Data segment:
■ ■ ■

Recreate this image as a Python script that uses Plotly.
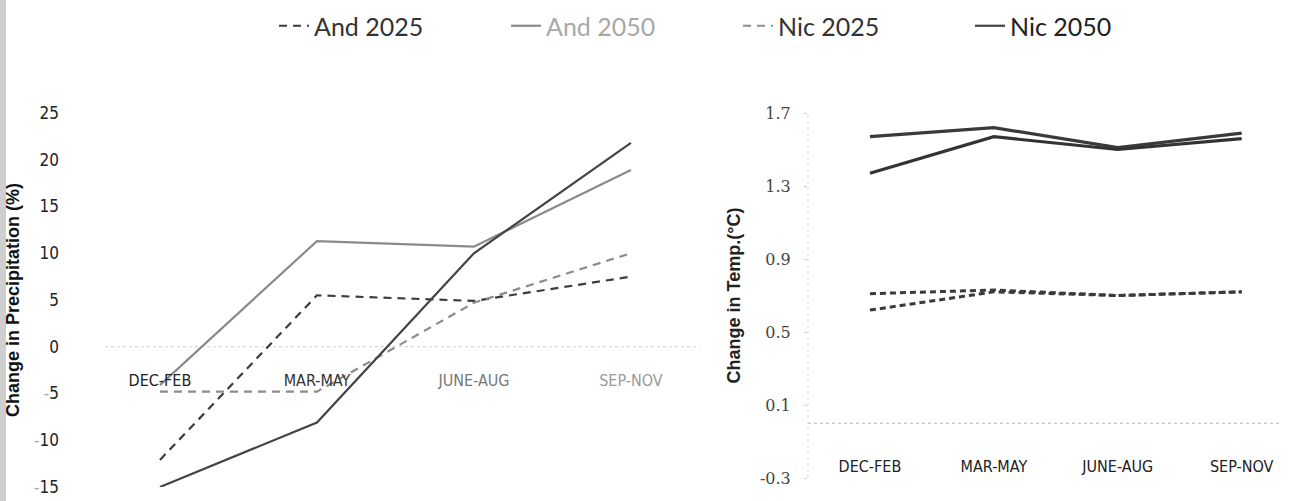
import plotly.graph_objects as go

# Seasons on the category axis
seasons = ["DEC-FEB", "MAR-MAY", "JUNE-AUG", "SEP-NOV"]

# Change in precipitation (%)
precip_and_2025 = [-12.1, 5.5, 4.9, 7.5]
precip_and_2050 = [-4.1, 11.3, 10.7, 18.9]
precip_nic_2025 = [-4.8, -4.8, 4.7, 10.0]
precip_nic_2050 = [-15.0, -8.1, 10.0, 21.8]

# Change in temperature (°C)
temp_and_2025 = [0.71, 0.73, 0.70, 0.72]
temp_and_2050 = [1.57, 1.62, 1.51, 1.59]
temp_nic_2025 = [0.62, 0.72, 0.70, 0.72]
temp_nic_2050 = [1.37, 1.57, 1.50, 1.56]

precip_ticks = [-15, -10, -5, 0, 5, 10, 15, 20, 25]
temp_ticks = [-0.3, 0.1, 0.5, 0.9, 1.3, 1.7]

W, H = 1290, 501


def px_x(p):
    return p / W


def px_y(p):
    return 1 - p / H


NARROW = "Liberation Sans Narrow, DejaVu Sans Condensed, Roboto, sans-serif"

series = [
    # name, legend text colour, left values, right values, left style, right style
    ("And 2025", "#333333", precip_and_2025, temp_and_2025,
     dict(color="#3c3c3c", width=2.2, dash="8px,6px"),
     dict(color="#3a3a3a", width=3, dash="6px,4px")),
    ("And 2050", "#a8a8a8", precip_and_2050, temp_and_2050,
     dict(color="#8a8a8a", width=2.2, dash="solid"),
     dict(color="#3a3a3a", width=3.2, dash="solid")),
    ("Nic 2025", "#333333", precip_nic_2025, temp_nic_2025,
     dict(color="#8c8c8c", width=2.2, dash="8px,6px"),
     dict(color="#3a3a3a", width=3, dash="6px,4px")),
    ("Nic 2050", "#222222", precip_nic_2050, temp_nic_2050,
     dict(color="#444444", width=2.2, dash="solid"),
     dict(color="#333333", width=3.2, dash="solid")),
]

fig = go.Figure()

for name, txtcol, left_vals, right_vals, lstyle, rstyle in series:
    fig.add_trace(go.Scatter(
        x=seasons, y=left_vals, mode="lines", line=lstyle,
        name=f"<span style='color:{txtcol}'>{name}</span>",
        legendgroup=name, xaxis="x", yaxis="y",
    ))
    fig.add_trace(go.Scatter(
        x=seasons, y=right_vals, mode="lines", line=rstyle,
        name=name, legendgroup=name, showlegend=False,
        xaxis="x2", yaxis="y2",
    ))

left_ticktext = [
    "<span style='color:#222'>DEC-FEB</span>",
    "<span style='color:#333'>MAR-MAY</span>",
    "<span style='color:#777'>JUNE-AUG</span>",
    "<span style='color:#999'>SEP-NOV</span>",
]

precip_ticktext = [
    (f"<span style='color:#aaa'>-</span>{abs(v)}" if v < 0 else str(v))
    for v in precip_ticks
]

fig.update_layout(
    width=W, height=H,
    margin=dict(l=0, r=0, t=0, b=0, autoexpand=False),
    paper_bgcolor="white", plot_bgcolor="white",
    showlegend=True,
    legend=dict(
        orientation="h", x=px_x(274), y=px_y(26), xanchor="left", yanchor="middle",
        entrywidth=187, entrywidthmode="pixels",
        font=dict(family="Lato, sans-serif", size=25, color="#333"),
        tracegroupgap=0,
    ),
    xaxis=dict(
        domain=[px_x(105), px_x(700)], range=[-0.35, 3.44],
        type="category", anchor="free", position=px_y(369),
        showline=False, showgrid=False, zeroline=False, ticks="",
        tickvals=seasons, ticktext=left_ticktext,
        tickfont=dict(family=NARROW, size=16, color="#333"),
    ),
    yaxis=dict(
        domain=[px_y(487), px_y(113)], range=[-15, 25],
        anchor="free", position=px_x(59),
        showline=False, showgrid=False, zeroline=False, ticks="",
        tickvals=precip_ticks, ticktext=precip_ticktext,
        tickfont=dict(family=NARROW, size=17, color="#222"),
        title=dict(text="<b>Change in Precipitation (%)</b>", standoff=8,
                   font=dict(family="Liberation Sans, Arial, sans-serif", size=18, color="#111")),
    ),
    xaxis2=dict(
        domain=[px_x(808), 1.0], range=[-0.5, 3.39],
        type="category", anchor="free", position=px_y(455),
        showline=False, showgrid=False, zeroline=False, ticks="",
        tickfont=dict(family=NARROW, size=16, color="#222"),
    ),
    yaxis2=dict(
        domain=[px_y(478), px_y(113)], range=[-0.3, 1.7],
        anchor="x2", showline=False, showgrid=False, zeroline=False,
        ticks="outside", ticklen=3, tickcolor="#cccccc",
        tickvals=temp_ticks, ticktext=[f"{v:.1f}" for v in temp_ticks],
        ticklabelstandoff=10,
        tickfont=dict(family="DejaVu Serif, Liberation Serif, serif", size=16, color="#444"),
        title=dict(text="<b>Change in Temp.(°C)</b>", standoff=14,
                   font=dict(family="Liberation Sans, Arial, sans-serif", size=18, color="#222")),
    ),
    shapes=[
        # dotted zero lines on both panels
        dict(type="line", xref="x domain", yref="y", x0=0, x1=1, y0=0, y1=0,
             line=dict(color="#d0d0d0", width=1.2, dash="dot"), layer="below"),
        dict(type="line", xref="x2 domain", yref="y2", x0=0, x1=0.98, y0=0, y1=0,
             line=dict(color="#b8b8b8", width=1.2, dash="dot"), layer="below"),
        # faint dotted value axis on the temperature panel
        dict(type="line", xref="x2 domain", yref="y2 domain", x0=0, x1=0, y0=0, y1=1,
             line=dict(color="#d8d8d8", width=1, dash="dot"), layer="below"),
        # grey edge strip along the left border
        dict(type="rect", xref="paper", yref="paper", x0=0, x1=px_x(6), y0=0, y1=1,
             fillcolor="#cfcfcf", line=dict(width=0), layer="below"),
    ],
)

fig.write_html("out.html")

■ ■ ■

Stated problem:
Pictures are excluded: retype only the lines from the beginning of the listing above through the line with "precip_nic_2050 = [-15.0, -8.1, 10.0, 21.8]", both included.

Exercise answer:
Recreate this image as a Python script that uses Plotly.
import plotly.graph_objects as go

# Seasons on the category axis
seasons = ["DEC-FEB", "MAR-MAY", "JUNE-AUG", "SEP-NOV"]

# Change in precipitation (%)
precip_and_2025 = [-12.1, 5.5, 4.9, 7.5]
precip_and_2050 = [-4.1, 11.3, 10.7, 18.9]
precip_nic_2025 = [-4.8, -4.8, 4.7, 10.0]
precip_nic_2050 = [-15.0, -8.1, 10.0, 21.8]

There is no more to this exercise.